ADDIO SIDNEY LUMET
Sidney Lumet, 86 anni, si è spento a Manhattan lo scorso 9 aprile. Lo riportano i giornali e i siti specializzati. Lumet, autore prolifico, ha diretto alcune tra le più belle pellicole mai fatte nella storia del cinema. Non c’è bisogno di essere dei critici per saperlo. Era un regista che amava le storie e le sfide. Ogni suo film in qualche modo lo era. Al suo esordio, ‘La parola ai giurati’ con Henry Fonda, vince l’Orso d’Oro a Berlino nel 1957. Bianco e nero, dodici uomini in una stanza e sullo sfondo un terribile delirio. Saranno molti i suoi film dove i personaggi affrontano grandi temi sociali. In quegli anni realizza ‘Quel pomeriggio di un giorno da cani’, con Al Pacino e John Cazale.
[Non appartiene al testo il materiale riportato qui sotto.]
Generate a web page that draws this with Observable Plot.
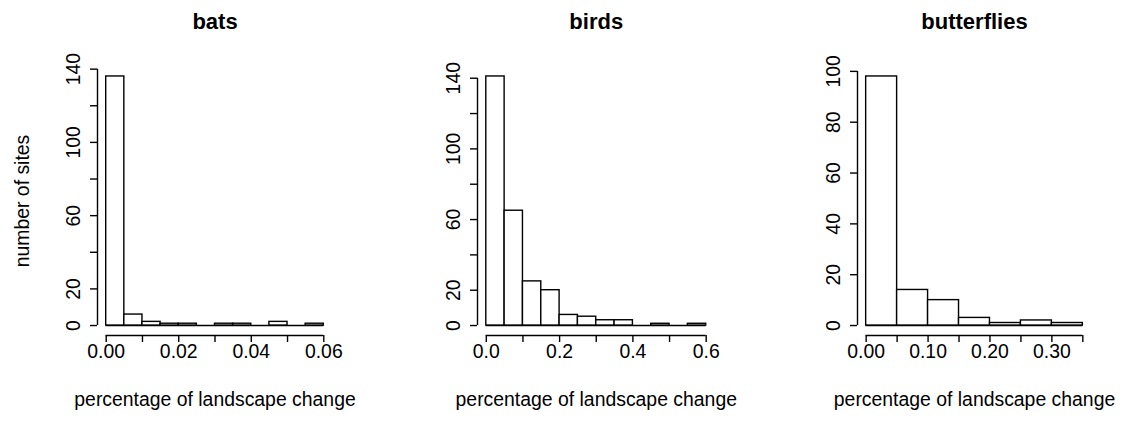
<!DOCTYPE html>
<html><head><meta charset="utf-8">
<script src="https://cdn.jsdelivr.net/npm/d3@7"></script>
<script src="https://cdn.jsdelivr.net/npm/@observablehq/plot@0.6"></script>
<style>
html,body{margin:0;padding:0;background:#fff;}
#chart{position:relative;width:1127px;height:430px;overflow:hidden;background:#fff;}
#chart > svg{position:absolute;top:0;}
</style></head><body><div id="chart"></div>
<script>
// ---- data ----
const panelTitles = ["bats", "birds", "butterflies"];
const xAxisTitle = "percentage of landscape change";
const yAxisTitle = "number of sites";

const batsBreaks = [0, 0.005, 0.01, 0.015, 0.02, 0.025, 0.03, 0.035, 0.04, 0.045, 0.05, 0.055, 0.06];
const batsCounts = [136, 6, 2, 1, 1, 0, 1, 1, 0, 2, 0, 1];
const batsXTicks = [0, 0.01, 0.02, 0.03, 0.04, 0.05, 0.06];
const batsXLabels = [0, 0.02, 0.04, 0.06];
const batsXLabelText = ["0.00", "0.02", "0.04", "0.06"];
const batsYTicks = [0, 20, 40, 60, 80, 100, 120, 140];
const batsYLabels = [0, 20, 60, 100, 140];

const birdsBreaks = [0, 0.05, 0.1, 0.15, 0.2, 0.25, 0.3, 0.35, 0.4, 0.45, 0.5, 0.55, 0.6];
const birdsCounts = [141, 65, 25, 20, 6, 5, 3, 3, 0, 1, 0, 1];
const birdsXTicks = [0, 0.1, 0.2, 0.3, 0.4, 0.5, 0.6];
const birdsXLabels = [0, 0.2, 0.4, 0.6];
const birdsXLabelText = ["0.0", "0.2", "0.4", "0.6"];
const birdsYTicks = [0, 20, 40, 60, 80, 100, 120, 140];
const birdsYLabels = [0, 20, 60, 100, 140];

const butterfliesBreaks = [0, 0.05, 0.1, 0.15, 0.2, 0.25, 0.3, 0.35];
const butterfliesCounts = [98, 14, 10, 3, 1, 2, 1];
const butterfliesXTicks = [0, 0.05, 0.1, 0.15, 0.2, 0.25, 0.3, 0.35];
const butterfliesXLabels = [0, 0.1, 0.2, 0.3];
const butterfliesXLabelText = ["0.00", "0.10", "0.20", "0.30"];
const butterfliesYTicks = [0, 20, 40, 60, 80, 100];
const butterfliesYLabels = [0, 20, 40, 60, 80, 100];

// ---- layout (pixel positions of each plot region) ----
const regions = [
  {left: 97, right: 332},
  {left: 477, right: 714.5},
  {left: 857, right: 1091}
];
const FONT = "'Liberation Sans', Arial, Helvetica, sans-serif";
const AXIS_FS = 19.4, TITLE_FS = 22;
const SW = 1.4;

function panel(p, region) {
  const ML = 95, MR = 35, MT = 66, MB = 95, H = 430;
  const rw = region.right - region.left;
  const width = rw + ML + MR;
  const bins = p.counts.map((c, i) => ({x1: p.breaks[i], x2: p.breaks[i + 1], n: c}));
  const b0 = p.breaks[0], b1 = p.breaks[p.breaks.length - 1];
  const xr = b1 - b0;
  const yMax = d3.max(p.counts);
  const xDom = [b0 - 0.04 * xr, b1 + 0.04 * xr];
  const yDom = [-0.04 * yMax, 1.04 * yMax];
  const marks = [
    Plot.ruleY([0], {x1: b0, x2: b1, stroke: "black", strokeWidth: SW}),
    Plot.rect(bins.filter(d => d.n > 0), {x1: "x1", x2: "x2", y1: 0, y2: "n", fill: "white", stroke: "black", strokeWidth: SW}),
    // axis lines
    Plot.ruleX([xDom[0]], {y1: p.yTicks[0], y2: p.yTicks[p.yTicks.length - 1], stroke: "black", strokeWidth: SW}),
    Plot.ruleY([yDom[0]], {x1: p.xTicks[0], x2: p.xTicks[p.xTicks.length - 1], stroke: "black", strokeWidth: SW}),
    Plot.axisX({ticks: p.xTicks, tickSize: 7, tickFormat: () => "", label: null, strokeWidth: SW}),
    Plot.axisY({ticks: p.yTicks, tickSize: 7, tickFormat: () => "", label: null, strokeWidth: SW}),
    Plot.text(p.xLabels, {x: d => d, text: (d, i) => p.xLabelText[i], frameAnchor: "bottom", textAnchor: "middle", dy: 22, fontSize: AXIS_FS, fill: "black"}),
    Plot.text(p.yLabels, {y: d => d, text: d => String(d), frameAnchor: "left", textAnchor: "middle", dx: -24, rotate: -90, fontSize: AXIS_FS, fill: "black"}),
    Plot.text([xAxisTitle], {frameAnchor: "bottom", textAnchor: "middle", dy: 70, text: d => d, fontSize: AXIS_FS, fill: "black"}),
    Plot.text([p.title], {frameAnchor: "top", textAnchor: "middle", dy: -53, text: d => d, fontSize: TITLE_FS, fontWeight: "bold", fill: "black"})
  ];
  if (p.yTitle) {
    marks.push(Plot.text([p.yTitle], {frameAnchor: "left", textAnchor: "middle", dx: -75, rotate: -90, text: d => d, fontSize: AXIS_FS, fill: "black"}));
  }
  const svg = Plot.plot({
    width, height: H,
    marginLeft: ML, marginRight: MR, marginTop: MT, marginBottom: MB,
    x: {domain: xDom},
    y: {domain: yDom},
    style: {fontFamily: FONT, fontSize: AXIS_FS + "px", background: "white", color: "black", overflow: "visible"},
    marks
  });
  svg.style.left = (region.left - ML) + "px";
  return svg;
}

const panels = [
  {title: panelTitles[0], breaks: batsBreaks, counts: batsCounts, xTicks: batsXTicks, xLabels: batsXLabels, xLabelText: batsXLabelText, yTicks: batsYTicks, yLabels: batsYLabels, yTitle: yAxisTitle},
  {title: panelTitles[1], breaks: birdsBreaks, counts: birdsCounts, xTicks: birdsXTicks, xLabels: birdsXLabels, xLabelText: birdsXLabelText, yTicks: birdsYTicks, yLabels: birdsYLabels, yTitle: null},
  {title: panelTitles[2], breaks: butterfliesBreaks, counts: butterfliesCounts, xTicks: butterfliesXTicks, xLabels: butterfliesXLabels, xLabelText: butterfliesXLabelText, yTicks: butterfliesYTicks, yLabels: butterfliesYLabels, yTitle: null}
];
const chart = document.getElementById("chart");
panels.forEach((p, i) => chart.appendChild(panel(p, regions[i])));
</script></body></html>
Forse il suo film più grande è ‘Quinto Potere’ del 1976, che raccoglie 10 nomination e vince 4 Oscar. Sceneggiature di ferro, dialoghi d’azione, ritratti, spaccati di una società in contraddizione con se stessa; senza registi come lui, attori come Pacino o Faye Danaway non avrebbero forse mai eccelso. E un Paul Newman come quello de ‘Il Verdetto’? Lascia senza parole. Lumet conosce i suoi cavalli, conosce il rispetto per il mestiere, uno dei tratti che lo rendono un grande regista. Sidney Lumet era forse della vecchia scuola: dirigeva con poco, non cercava spazi fuori, gli bastava New York. Senza abbandonarsi a manierismi di genere, era curioso e tirava fuori il massimo da quello che aveva. Le sue storie sapevano diventare veri pugni nello stomaco come lo sguardo di Pacino in Serpico. Aveva uno stile che lo ha contraddistinto, e questo lo rende ad oggi un autore ineguagliato. Senza la poesia ricercata di alcuni suoi colleghi, Lumet racconta l’America attraverso la Logica della Follia con storie di esseri lucidi, “sintonizzati” dentro la vita di tutti i giorni. Assieme a Norman Jewison, Martin Ritt, Arthur Penn, è il caso di dire che come loro ve ne furono pochi.
Inatteso, il suo ultimo lavoro, ‘Onora il padre e la madre’ del 2007, riesce a mettere in scena quella perfetta tragedia urbana che gli riconosce oggi un grande saluto.